EXERCISE BRIEF: Repeat everything from the line holding "Output the web" to the line holding "const codX = i", inclusive, exactly. Leave out the rest.

[start]

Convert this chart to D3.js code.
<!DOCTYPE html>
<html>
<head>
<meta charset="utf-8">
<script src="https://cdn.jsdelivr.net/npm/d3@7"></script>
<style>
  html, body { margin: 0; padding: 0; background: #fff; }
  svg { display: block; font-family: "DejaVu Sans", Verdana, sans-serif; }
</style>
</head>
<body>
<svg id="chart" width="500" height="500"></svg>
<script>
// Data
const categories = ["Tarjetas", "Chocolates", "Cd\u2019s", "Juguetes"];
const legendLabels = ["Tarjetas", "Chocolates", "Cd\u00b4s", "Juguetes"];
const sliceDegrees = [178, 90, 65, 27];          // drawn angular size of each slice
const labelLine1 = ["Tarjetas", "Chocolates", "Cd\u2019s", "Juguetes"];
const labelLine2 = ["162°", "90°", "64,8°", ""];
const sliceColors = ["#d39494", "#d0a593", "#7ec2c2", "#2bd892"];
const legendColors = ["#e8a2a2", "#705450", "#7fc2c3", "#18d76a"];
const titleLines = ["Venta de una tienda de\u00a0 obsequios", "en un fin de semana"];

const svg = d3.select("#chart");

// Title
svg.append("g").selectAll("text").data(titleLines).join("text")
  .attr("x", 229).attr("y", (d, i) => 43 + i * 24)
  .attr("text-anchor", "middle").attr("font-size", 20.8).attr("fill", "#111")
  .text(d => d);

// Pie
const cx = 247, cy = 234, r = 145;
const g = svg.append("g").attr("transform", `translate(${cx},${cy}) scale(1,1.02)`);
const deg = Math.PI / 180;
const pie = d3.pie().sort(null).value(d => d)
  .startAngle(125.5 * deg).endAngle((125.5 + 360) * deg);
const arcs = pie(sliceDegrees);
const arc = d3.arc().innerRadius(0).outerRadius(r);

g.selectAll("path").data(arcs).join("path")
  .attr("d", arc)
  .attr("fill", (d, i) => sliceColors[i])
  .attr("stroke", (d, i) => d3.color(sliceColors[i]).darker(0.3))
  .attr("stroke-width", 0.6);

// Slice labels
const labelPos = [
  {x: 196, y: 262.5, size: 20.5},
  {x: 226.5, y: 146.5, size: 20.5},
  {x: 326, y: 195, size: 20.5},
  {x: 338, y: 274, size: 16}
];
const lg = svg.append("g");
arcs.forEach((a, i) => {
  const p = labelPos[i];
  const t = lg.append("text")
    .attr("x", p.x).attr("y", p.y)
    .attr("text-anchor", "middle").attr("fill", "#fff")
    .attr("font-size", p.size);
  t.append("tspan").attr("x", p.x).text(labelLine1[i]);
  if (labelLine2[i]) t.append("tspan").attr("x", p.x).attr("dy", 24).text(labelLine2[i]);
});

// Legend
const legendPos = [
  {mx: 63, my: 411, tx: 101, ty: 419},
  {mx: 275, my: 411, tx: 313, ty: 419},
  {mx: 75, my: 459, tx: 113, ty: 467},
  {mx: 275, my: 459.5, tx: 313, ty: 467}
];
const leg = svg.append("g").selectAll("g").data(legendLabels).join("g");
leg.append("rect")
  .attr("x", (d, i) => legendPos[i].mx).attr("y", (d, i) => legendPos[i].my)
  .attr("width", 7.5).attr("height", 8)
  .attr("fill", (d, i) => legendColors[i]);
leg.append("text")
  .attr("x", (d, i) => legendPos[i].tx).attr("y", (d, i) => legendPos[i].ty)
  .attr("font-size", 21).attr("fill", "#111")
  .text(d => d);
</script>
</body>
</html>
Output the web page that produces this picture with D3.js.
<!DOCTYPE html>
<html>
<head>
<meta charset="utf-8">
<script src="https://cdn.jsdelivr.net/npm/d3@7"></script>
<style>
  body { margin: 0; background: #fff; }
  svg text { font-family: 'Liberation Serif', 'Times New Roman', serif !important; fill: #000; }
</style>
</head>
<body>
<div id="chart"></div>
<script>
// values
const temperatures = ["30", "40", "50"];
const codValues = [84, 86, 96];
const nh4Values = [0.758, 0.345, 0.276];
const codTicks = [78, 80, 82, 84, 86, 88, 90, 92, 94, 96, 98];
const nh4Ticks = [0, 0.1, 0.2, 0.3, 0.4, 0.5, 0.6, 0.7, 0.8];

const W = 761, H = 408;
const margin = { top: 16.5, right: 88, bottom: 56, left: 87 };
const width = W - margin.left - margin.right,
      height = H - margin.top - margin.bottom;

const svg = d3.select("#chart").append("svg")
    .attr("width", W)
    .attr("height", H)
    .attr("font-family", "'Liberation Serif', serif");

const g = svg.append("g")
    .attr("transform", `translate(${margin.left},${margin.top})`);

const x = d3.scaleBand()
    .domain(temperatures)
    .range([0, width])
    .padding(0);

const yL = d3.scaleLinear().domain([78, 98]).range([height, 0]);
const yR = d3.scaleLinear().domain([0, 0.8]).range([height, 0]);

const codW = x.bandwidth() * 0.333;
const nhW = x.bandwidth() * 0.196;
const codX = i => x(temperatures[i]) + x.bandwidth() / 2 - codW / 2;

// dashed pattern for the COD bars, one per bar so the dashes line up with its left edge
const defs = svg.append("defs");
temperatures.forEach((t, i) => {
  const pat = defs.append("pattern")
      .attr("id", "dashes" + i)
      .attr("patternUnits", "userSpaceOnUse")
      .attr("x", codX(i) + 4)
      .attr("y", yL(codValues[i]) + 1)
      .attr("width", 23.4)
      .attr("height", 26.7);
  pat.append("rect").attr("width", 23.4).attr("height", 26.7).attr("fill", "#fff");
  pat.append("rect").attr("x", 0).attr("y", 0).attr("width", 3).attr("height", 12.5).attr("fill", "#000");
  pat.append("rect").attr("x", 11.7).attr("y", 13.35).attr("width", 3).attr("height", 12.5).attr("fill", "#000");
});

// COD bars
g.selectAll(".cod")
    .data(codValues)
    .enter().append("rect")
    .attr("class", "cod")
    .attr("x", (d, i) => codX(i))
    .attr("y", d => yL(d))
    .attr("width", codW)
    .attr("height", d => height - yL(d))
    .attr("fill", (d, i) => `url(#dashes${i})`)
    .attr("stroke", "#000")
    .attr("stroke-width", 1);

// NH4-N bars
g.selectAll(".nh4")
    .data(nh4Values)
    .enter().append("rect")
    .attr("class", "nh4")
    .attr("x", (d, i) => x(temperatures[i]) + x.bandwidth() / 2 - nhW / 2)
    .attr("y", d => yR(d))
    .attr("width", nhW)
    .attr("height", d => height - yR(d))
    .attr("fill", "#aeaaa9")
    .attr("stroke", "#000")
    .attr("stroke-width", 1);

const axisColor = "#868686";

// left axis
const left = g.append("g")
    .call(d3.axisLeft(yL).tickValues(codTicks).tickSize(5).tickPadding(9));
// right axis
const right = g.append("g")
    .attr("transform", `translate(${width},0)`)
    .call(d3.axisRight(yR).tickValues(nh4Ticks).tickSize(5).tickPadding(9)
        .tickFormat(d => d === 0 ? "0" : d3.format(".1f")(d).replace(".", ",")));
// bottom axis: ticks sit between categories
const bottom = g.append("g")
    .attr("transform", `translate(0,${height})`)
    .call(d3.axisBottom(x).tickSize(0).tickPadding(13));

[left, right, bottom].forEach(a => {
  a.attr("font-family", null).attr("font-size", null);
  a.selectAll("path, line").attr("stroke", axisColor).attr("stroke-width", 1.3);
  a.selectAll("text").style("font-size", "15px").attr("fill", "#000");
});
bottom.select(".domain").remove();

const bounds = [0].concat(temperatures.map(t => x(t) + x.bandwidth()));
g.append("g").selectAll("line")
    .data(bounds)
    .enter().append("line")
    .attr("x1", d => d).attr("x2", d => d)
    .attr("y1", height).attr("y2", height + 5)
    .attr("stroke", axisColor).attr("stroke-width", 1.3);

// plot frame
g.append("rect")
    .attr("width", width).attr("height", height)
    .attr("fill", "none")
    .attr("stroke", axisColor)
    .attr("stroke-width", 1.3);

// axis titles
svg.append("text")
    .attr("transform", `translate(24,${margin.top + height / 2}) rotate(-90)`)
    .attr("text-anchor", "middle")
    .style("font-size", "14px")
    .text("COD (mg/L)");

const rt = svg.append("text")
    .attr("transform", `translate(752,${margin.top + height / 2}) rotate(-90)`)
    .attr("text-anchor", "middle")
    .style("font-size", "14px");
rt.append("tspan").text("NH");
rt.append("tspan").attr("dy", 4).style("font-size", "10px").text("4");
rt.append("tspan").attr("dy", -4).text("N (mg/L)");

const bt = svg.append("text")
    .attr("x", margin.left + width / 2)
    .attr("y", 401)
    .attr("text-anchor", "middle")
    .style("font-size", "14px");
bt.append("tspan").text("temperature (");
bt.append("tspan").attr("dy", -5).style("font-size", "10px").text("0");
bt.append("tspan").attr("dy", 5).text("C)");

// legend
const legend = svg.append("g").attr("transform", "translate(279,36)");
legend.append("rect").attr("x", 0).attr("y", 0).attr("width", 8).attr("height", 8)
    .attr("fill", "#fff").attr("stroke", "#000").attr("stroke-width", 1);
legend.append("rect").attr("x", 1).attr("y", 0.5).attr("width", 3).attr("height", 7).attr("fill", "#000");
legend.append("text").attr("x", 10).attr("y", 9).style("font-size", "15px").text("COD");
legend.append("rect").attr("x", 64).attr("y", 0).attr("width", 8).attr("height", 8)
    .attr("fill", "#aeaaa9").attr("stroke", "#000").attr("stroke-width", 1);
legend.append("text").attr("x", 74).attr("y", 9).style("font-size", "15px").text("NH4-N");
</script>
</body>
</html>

[end]

RESPONSE TO THIS EXERCISE:
Output the web page that produces this picture with D3.js.
<!DOCTYPE html>
<html>
<head>
<meta charset="utf-8">
<script src="https://cdn.jsdelivr.net/npm/d3@7"></script>
<style>
  body { margin: 0; background: #fff; }
  svg text { font-family: 'Liberation Serif', 'Times New Roman', serif !important; fill: #000; }
</style>
</head>
<body>
<div id="chart"></div>
<script>
// values
const temperatures = ["30", "40", "50"];
const codValues = [84, 86, 96];
const nh4Values = [0.758, 0.345, 0.276];
const codTicks = [78, 80, 82, 84, 86, 88, 90, 92, 94, 96, 98];
const nh4Ticks = [0, 0.1, 0.2, 0.3, 0.4, 0.5, 0.6, 0.7, 0.8];

const W = 761, H = 408;
const margin = { top: 16.5, right: 88, bottom: 56, left: 87 };
const width = W - margin.left - margin.right,
      height = H - margin.top - margin.bottom;

const svg = d3.select("#chart").append("svg")
    .attr("width", W)
    .attr("height", H)
    .attr("font-family", "'Liberation Serif', serif");

const g = svg.append("g")
    .attr("transform", `translate(${margin.left},${margin.top})`);

const x = d3.scaleBand()
    .domain(temperatures)
    .range([0, width])
    .padding(0);

const yL = d3.scaleLinear().domain([78, 98]).range([height, 0]);
const yR = d3.scaleLinear().domain([0, 0.8]).range([height, 0]);

const codW = x.bandwidth() * 0.333;
const nhW = x.bandwidth() * 0.196;
const codX = i => x(temperatures[i]) + x.bandwidth() / 2 - codW / 2;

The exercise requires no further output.